'''

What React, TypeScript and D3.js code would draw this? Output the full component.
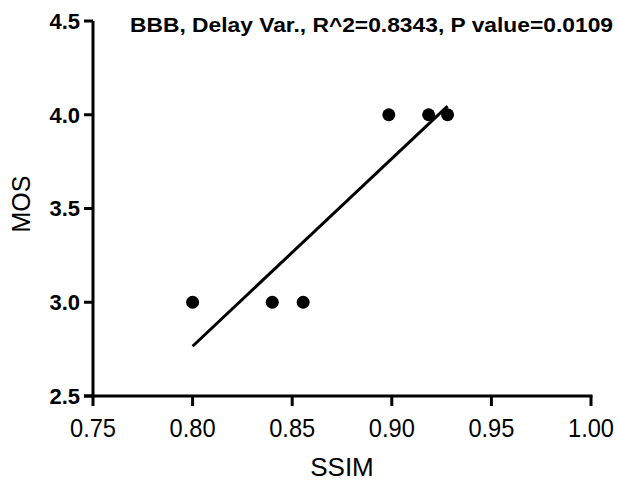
import React from "react";
import * as d3 from "d3";

const ssim: number[] = [0.8, 0.84, 0.8555, 0.8985, 0.9185, 0.928];
const mos: number[] = [3.0, 3.0, 3.0, 4.0, 4.0, 4.0];
const xTicks: number[] = [0.75, 0.8, 0.85, 0.9, 0.95, 1.0];
const yTicks: number[] = [2.5, 3.0, 3.5, 4.0, 4.5];
const titleText = "BBB, Delay Var., R^2=0.8343, P value=0.0109";
const xLabel = "SSIM";
const yLabel = "MOS";

const W = 618;
const H = 484;
const FONT = "'Liberation Sans', Arial, Helvetica, sans-serif";

export default function App() {
  const x = d3.scaleLinear().domain([0.75, 1.0]).range([93, 591]);
  const y = d3.scaleLinear().domain([2.5, 4.5]).range([396, 21]);

  const mx = d3.mean(ssim) as number;
  const my = d3.mean(mos) as number;
  let sxy = 0;
  let sxx = 0;
  ssim.forEach((v, i) => {
    sxy += (v - mx) * (mos[i] - my);
    sxx += (v - mx) * (v - mx);
  });
  const slope = sxy / sxx;
  const intercept = my - slope * mx;
  const [x0, x1] = d3.extent(ssim) as [number, number];
  const fitLine = d3.line<[number, number]>()
    .x((d) => x(d[0]))
    .y((d) => y(d[1]));
  const fitPts: [number, number][] = [
    [x0, intercept + slope * x0],
    [x1, intercept + slope * x1],
  ];

  const axisX0 = x(0.75);
  const axisY0 = y(2.5);

  return (
    <svg
      width={W}
      height={H}
      style={{ position: "absolute", left: 0, top: 0, background: "#fff" }}
      fontFamily={FONT}
    >
      <rect x={0} y={0} width={W} height={H} fill="#fff" />
      {/* Y axis */}
      <line x1={axisX0} x2={axisX0} y1={y(4.5)} y2={axisY0 + 1.5} stroke="#000" strokeWidth={3} />
      {yTicks.map((t) => (
        <g key={"y" + t}>
          <line x1={axisX0 - 9} x2={axisX0} y1={y(t)} y2={y(t)} stroke="#000" strokeWidth={3} />
          <text
            x={80}
            y={y(t)}
            dy="0.36em"
            textAnchor="end"
            fontSize={22}
            fontWeight="bold"
          >
            {t.toFixed(1)}
          </text>
        </g>
      ))}
      {/* X axis */}
      <line x1={axisX0 - 9} x2={x(1.0) + 1.5} y1={axisY0} y2={axisY0} stroke="#000" strokeWidth={3} />
      {xTicks.map((t) => (
        <g key={"x" + t}>
          <line x1={x(t)} x2={x(t)} y1={axisY0} y2={axisY0 + 10} stroke="#000" strokeWidth={3} />
          <text
            x={x(t) - 23}
            y={437}
            fontSize={26}
            textLength={46}
            lengthAdjust="spacingAndGlyphs"
          >
            {t.toFixed(2)}
          </text>
        </g>
      ))}
      {/* Axis labels */}
      <text x={342} y={476} textAnchor="middle" fontSize={26}>
        {xLabel}
      </text>
      <text
        transform={`translate(30,204) rotate(-90)`}
        textAnchor="middle"
        fontSize={25}
      >
        {yLabel}
      </text>
      {/* Title */}
      <text x={130} y={31.5} fontSize={19.5} fontWeight="bold" textLength={483} lengthAdjust="spacingAndGlyphs">
        {titleText}
      </text>
      {/* Fit line */}
      <path d={fitLine(fitPts) || ""} fill="none" stroke="#000" strokeWidth={3} />
      {/* Points */}
      {ssim.map((v, i) => (
        <circle key={"p" + i} cx={x(v)} cy={y(mos[i])} r={6.5} fill="#000" />
      ))}
    </svg>
  );
}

'''

Leave out the pictures and reproduce the rest of the listing exactly.

→ Task result:
What React, TypeScript and D3.js code would draw this? Output the full component.
import React from "react";
import * as d3 from "d3";

const ssim: number[] = [0.8, 0.84, 0.8555, 0.8985, 0.9185, 0.928];
const mos: number[] = [3.0, 3.0, 3.0, 4.0, 4.0, 4.0];
const xTicks: number[] = [0.75, 0.8, 0.85, 0.9, 0.95, 1.0];
const yTicks: number[] = [2.5, 3.0, 3.5, 4.0, 4.5];
const titleText = "BBB, Delay Var., R^2=0.8343, P value=0.0109";
const xLabel = "SSIM";
const yLabel = "MOS";

const W = 618;
const H = 484;
const FONT = "'Liberation Sans', Arial, Helvetica, sans-serif";

export default function App() {
  const x = d3.scaleLinear().domain([0.75, 1.0]).range([93, 591]);
  const y = d3.scaleLinear().domain([2.5, 4.5]).range([396, 21]);

  const mx = d3.mean(ssim) as number;
  const my = d3.mean(mos) as number;
  let sxy = 0;
  let sxx = 0;
  ssim.forEach((v, i) => {
    sxy += (v - mx) * (mos[i] - my);
    sxx += (v - mx) * (v - mx);
  });
  const slope = sxy / sxx;
  const intercept = my - slope * mx;
  const [x0, x1] = d3.extent(ssim) as [number, number];
  const fitLine = d3.line<[number, number]>()
    .x((d) => x(d[0]))
    .y((d) => y(d[1]));
  const fitPts: [number, number][] = [
    [x0, intercept + slope * x0],
    [x1, intercept + slope * x1],
  ];

  const axisX0 = x(0.75);
  const axisY0 = y(2.5);

  return (
    <svg
      width={W}
      height={H}
      style={{ position: "absolute", left: 0, top: 0, background: "#fff" }}
      fontFamily={FONT}
    >
      <rect x={0} y={0} width={W} height={H} fill="#fff" />
      {/* Y axis */}
      <line x1={axisX0} x2={axisX0} y1={y(4.5)} y2={axisY0 + 1.5} stroke="#000" strokeWidth={3} />
      {yTicks.map((t) => (
        <g key={"y" + t}>
          <line x1={axisX0 - 9} x2={axisX0} y1={y(t)} y2={y(t)} stroke="#000" strokeWidth={3} />
          <text
            x={80}
            y={y(t)}
            dy="0.36em"
            textAnchor="end"
            fontSize={22}
            fontWeight="bold"
          >
            {t.toFixed(1)}
          </text>
        </g>
      ))}
      {/* X axis */}
      <line x1={axisX0 - 9} x2={x(1.0) + 1.5} y1={axisY0} y2={axisY0} stroke="#000" strokeWidth={3} />
      {xTicks.map((t) => (
        <g key={"x" + t}>
          <line x1={x(t)} x2={x(t)} y1={axisY0} y2={axisY0 + 10} stroke="#000" strokeWidth={3} />
          <text
            x={x(t) - 23}
            y={437}
            fontSize={26}
            textLength={46}
            lengthAdjust="spacingAndGlyphs"
          >
            {t.toFixed(2)}
          </text>
        </g>
      ))}
      {/* Axis labels */}
      <text x={342} y={476} textAnchor="middle" fontSize={26}>
        {xLabel}
      </text>
      <text
        transform={`translate(30,204) rotate(-90)`}
        textAnchor="middle"
        fontSize={25}
      >
        {yLabel}
      </text>
      {/* Title */}
      <text x={130} y={31.5} fontSize={19.5} fontWeight="bold" textLength={483} lengthAdjust="spacingAndGlyphs">
        {titleText}
      </text>
      {/* Fit line */}
      <path d={fitLine(fitPts) || ""} fill="none" stroke="#000" strokeWidth={3} />
      {/* Points */}
      {ssim.map((v, i) => (
        <circle key={"p" + i} cx={x(v)} cy={y(mos[i])} r={6.5} fill="#000" />
      ))}
    </svg>
  );
}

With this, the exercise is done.